### Input rows
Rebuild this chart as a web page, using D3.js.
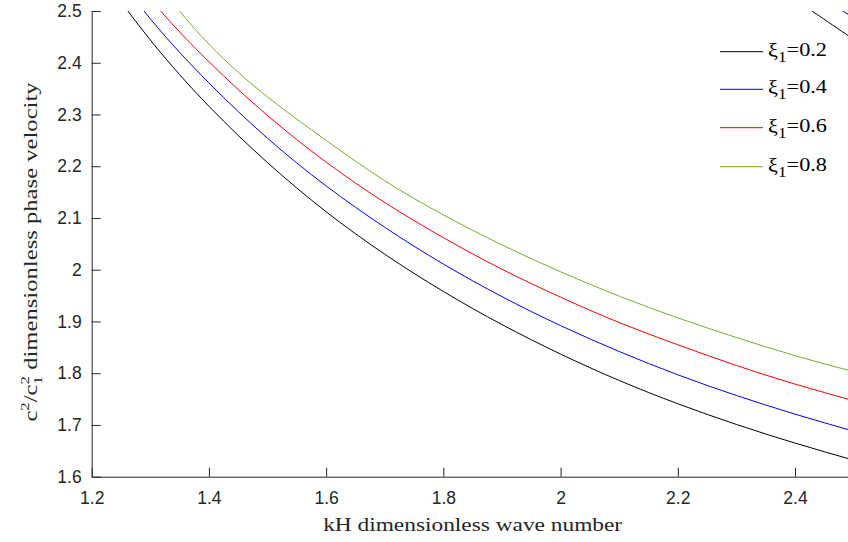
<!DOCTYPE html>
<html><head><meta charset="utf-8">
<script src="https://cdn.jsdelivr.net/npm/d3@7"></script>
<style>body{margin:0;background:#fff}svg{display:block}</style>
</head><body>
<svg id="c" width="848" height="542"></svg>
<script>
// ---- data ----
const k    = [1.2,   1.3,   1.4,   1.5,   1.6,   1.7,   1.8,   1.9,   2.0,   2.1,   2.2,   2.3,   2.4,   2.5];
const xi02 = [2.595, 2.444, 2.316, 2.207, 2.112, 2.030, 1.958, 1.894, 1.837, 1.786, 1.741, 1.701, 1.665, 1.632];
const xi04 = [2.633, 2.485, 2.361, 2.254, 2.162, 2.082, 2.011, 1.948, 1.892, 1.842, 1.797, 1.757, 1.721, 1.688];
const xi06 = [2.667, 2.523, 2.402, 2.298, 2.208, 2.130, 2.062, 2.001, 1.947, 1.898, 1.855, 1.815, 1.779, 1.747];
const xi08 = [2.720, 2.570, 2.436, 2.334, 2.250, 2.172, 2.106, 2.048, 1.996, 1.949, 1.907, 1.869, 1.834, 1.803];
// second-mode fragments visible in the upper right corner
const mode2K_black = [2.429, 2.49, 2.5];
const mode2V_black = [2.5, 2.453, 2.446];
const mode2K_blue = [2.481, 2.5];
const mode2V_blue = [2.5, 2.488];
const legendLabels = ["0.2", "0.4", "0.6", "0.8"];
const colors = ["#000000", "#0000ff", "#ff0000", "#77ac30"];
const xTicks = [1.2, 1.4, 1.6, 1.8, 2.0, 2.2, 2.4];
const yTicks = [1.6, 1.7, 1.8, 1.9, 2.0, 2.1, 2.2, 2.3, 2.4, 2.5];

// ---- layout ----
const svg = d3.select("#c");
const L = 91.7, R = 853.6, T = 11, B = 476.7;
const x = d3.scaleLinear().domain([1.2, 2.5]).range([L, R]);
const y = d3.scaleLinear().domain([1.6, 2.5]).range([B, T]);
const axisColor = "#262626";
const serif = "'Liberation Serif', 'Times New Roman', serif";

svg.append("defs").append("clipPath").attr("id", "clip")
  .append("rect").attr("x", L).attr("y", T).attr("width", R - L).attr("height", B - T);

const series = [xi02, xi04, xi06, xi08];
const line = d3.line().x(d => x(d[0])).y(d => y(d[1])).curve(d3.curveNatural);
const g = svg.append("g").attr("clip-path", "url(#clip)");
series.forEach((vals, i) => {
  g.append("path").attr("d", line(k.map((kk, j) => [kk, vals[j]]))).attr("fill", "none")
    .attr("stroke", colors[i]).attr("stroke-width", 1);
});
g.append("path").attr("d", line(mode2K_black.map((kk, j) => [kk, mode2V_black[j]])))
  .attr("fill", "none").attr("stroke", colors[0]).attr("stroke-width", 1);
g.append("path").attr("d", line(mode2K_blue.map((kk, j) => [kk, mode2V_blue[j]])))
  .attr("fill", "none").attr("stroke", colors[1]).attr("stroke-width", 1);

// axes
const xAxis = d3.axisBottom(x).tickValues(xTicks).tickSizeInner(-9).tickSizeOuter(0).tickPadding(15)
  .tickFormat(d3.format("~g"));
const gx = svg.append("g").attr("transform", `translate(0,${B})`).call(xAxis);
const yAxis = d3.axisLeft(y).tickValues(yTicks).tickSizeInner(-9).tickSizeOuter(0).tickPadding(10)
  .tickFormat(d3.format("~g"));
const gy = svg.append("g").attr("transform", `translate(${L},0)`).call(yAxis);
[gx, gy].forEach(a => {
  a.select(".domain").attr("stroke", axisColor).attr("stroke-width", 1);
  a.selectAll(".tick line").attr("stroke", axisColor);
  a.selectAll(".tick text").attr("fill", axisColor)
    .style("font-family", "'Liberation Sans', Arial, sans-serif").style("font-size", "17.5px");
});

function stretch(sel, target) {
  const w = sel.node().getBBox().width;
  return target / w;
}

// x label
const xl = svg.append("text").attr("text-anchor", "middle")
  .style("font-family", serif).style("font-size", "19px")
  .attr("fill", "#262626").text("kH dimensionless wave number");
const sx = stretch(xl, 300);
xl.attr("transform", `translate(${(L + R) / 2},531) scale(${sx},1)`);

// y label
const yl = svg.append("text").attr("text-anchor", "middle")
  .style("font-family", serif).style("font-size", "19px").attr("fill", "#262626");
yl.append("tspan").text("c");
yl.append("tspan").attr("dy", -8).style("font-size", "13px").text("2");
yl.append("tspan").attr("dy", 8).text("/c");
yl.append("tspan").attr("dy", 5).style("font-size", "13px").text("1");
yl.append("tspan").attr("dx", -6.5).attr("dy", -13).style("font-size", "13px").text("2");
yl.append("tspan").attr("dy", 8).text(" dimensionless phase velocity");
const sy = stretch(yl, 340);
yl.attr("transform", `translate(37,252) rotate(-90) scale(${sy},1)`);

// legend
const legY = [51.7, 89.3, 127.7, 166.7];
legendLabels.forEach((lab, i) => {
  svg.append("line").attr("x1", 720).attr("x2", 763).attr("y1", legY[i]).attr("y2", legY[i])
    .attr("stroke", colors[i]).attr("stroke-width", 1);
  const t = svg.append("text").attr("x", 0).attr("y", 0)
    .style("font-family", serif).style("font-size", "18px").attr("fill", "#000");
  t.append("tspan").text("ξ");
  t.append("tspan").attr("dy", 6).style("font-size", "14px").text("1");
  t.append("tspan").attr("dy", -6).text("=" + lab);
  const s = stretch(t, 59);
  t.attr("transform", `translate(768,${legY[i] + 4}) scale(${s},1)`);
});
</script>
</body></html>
...
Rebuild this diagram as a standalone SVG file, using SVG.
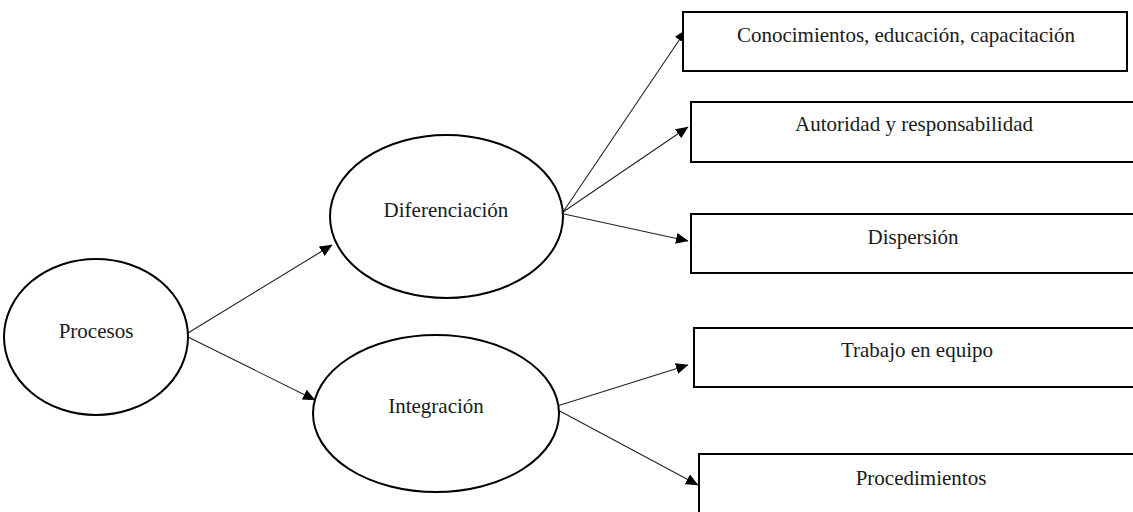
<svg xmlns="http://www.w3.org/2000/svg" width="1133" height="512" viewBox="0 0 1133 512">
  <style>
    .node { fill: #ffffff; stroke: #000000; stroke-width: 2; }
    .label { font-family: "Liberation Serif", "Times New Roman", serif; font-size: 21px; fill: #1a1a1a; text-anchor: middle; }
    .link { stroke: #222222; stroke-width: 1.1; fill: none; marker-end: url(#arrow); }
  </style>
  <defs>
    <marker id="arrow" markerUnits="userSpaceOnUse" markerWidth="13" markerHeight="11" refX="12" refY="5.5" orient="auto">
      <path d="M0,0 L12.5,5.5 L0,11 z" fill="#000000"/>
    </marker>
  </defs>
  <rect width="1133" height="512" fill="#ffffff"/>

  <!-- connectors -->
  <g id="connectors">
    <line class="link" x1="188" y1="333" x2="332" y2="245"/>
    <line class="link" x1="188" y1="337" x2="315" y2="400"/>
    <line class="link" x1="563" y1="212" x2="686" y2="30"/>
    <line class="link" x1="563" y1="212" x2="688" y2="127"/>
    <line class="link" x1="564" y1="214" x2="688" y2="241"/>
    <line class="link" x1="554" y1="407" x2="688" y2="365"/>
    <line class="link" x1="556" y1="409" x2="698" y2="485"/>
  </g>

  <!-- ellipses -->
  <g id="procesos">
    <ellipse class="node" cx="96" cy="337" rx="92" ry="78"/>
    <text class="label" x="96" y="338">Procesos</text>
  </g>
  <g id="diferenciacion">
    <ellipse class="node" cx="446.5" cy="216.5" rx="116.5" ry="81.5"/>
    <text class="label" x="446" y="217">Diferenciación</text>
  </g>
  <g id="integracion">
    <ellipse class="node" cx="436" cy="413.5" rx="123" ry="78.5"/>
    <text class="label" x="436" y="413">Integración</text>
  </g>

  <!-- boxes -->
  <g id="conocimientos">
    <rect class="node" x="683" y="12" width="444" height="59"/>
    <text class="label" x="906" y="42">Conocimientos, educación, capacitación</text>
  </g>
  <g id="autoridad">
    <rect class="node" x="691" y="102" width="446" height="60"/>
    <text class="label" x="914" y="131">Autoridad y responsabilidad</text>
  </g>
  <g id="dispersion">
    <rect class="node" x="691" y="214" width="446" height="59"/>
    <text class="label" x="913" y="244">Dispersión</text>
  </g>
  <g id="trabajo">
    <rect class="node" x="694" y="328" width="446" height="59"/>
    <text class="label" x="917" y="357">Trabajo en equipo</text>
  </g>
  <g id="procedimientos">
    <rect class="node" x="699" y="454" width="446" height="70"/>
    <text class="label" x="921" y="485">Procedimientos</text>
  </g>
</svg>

### Task details
Copy each line above containing the string "Rebuild".

### The completed task
Rebuild this chart as a web page, using D3.js.
Rebuild this diagram as a standalone SVG file, using SVG.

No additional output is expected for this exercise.